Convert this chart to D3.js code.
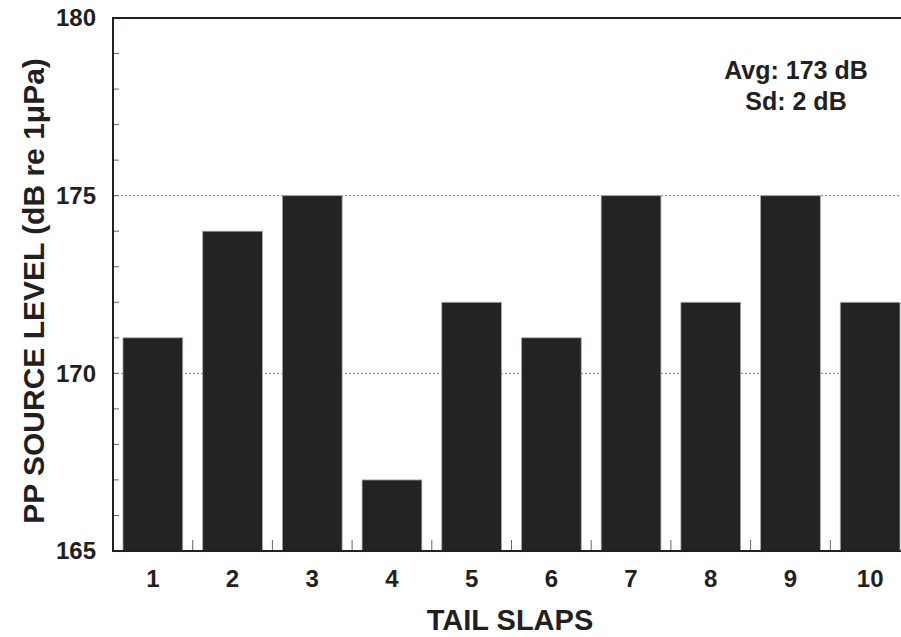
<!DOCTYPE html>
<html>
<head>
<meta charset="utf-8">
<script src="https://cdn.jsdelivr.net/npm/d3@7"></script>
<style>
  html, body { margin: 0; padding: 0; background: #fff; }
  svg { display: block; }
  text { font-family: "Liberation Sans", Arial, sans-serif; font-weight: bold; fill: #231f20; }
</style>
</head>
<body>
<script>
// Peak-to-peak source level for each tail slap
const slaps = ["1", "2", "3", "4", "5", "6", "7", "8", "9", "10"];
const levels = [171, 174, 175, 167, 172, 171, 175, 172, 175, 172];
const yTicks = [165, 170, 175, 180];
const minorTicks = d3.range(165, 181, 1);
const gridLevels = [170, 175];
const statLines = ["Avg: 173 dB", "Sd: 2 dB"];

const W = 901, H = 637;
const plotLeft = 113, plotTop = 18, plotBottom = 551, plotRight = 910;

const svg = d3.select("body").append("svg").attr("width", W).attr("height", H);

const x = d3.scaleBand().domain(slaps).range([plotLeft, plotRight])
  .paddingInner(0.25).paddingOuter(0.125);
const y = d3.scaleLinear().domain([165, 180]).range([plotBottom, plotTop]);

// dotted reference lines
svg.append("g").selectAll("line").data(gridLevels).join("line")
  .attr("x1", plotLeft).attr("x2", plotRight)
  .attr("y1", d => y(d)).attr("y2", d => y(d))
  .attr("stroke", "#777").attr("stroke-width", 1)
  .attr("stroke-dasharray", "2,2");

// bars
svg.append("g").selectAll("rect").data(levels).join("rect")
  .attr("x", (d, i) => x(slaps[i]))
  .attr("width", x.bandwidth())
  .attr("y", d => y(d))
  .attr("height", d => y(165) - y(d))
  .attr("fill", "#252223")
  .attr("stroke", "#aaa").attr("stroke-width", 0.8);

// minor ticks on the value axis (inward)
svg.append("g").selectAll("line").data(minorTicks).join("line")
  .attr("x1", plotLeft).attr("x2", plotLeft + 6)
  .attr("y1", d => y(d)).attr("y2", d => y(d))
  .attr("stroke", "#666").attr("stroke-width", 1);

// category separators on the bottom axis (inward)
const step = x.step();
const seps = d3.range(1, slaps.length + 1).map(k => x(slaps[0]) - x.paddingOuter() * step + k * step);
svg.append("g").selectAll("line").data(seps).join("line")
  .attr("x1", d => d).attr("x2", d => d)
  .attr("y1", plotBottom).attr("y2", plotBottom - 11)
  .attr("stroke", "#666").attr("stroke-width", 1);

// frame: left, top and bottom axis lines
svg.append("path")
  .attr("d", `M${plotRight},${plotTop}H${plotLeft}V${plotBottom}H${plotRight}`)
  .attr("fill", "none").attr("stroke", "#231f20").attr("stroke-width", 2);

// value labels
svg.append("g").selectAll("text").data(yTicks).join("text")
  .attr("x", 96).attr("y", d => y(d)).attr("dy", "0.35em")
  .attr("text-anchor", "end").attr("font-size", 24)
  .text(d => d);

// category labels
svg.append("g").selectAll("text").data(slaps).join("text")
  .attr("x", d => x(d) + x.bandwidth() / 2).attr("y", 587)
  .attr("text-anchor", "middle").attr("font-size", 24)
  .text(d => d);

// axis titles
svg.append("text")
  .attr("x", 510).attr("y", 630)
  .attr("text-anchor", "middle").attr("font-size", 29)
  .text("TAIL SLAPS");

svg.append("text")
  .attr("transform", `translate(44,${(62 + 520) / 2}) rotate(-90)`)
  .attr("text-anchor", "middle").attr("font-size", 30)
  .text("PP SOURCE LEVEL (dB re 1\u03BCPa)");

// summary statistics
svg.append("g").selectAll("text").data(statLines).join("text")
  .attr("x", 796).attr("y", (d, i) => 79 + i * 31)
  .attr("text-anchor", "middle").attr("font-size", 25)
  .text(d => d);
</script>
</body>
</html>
+ + + + +
### The exercise
Quote the listing above in full, except for the pictures.

### Exercise result
Convert this chart to D3.js code.
<!DOCTYPE html>
<html>
<head>
<meta charset="utf-8">
<script src="https://cdn.jsdelivr.net/npm/d3@7"></script>
<style>
  html, body { margin: 0; padding: 0; background: #fff; }
  svg { display: block; }
  text { font-family: "Liberation Sans", Arial, sans-serif; font-weight: bold; fill: #231f20; }
</style>
</head>
<body>
<script>
// Peak-to-peak source level for each tail slap
const slaps = ["1", "2", "3", "4", "5", "6", "7", "8", "9", "10"];
const levels = [171, 174, 175, 167, 172, 171, 175, 172, 175, 172];
const yTicks = [165, 170, 175, 180];
const minorTicks = d3.range(165, 181, 1);
const gridLevels = [170, 175];
const statLines = ["Avg: 173 dB", "Sd: 2 dB"];

const W = 901, H = 637;
const plotLeft = 113, plotTop = 18, plotBottom = 551, plotRight = 910;

const svg = d3.select("body").append("svg").attr("width", W).attr("height", H);

const x = d3.scaleBand().domain(slaps).range([plotLeft, plotRight])
  .paddingInner(0.25).paddingOuter(0.125);
const y = d3.scaleLinear().domain([165, 180]).range([plotBottom, plotTop]);

// dotted reference lines
svg.append("g").selectAll("line").data(gridLevels).join("line")
  .attr("x1", plotLeft).attr("x2", plotRight)
  .attr("y1", d => y(d)).attr("y2", d => y(d))
  .attr("stroke", "#777").attr("stroke-width", 1)
  .attr("stroke-dasharray", "2,2");

// bars
svg.append("g").selectAll("rect").data(levels).join("rect")
  .attr("x", (d, i) => x(slaps[i]))
  .attr("width", x.bandwidth())
  .attr("y", d => y(d))
  .attr("height", d => y(165) - y(d))
  .attr("fill", "#252223")
  .attr("stroke", "#aaa").attr("stroke-width", 0.8);

// minor ticks on the value axis (inward)
svg.append("g").selectAll("line").data(minorTicks).join("line")
  .attr("x1", plotLeft).attr("x2", plotLeft + 6)
  .attr("y1", d => y(d)).attr("y2", d => y(d))
  .attr("stroke", "#666").attr("stroke-width", 1);

// category separators on the bottom axis (inward)
const step = x.step();
const seps = d3.range(1, slaps.length + 1).map(k => x(slaps[0]) - x.paddingOuter() * step + k * step);
svg.append("g").selectAll("line").data(seps).join("line")
  .attr("x1", d => d).attr("x2", d => d)
  .attr("y1", plotBottom).attr("y2", plotBottom - 11)
  .attr("stroke", "#666").attr("stroke-width", 1);

// frame: left, top and bottom axis lines
svg.append("path")
  .attr("d", `M${plotRight},${plotTop}H${plotLeft}V${plotBottom}H${plotRight}`)
  .attr("fill", "none").attr("stroke", "#231f20").attr("stroke-width", 2);

// value labels
svg.append("g").selectAll("text").data(yTicks).join("text")
  .attr("x", 96).attr("y", d => y(d)).attr("dy", "0.35em")
  .attr("text-anchor", "end").attr("font-size", 24)
  .text(d => d);

// category labels
svg.append("g").selectAll("text").data(slaps).join("text")
  .attr("x", d => x(d) + x.bandwidth() / 2).attr("y", 587)
  .attr("text-anchor", "middle").attr("font-size", 24)
  .text(d => d);

// axis titles
svg.append("text")
  .attr("x", 510).attr("y", 630)
  .attr("text-anchor", "middle").attr("font-size", 29)
  .text("TAIL SLAPS");

svg.append("text")
  .attr("transform", `translate(44,${(62 + 520) / 2}) rotate(-90)`)
  .attr("text-anchor", "middle").attr("font-size", 30)
  .text("PP SOURCE LEVEL (dB re 1\u03BCPa)");

// summary statistics
svg.append("g").selectAll("text").data(statLines).join("text")
  .attr("x", 796).attr("y", (d, i) => 79 + i * 31)
  .attr("text-anchor", "middle").attr("font-size", 25)
  .text(d => d);
</script>
</body>
</html>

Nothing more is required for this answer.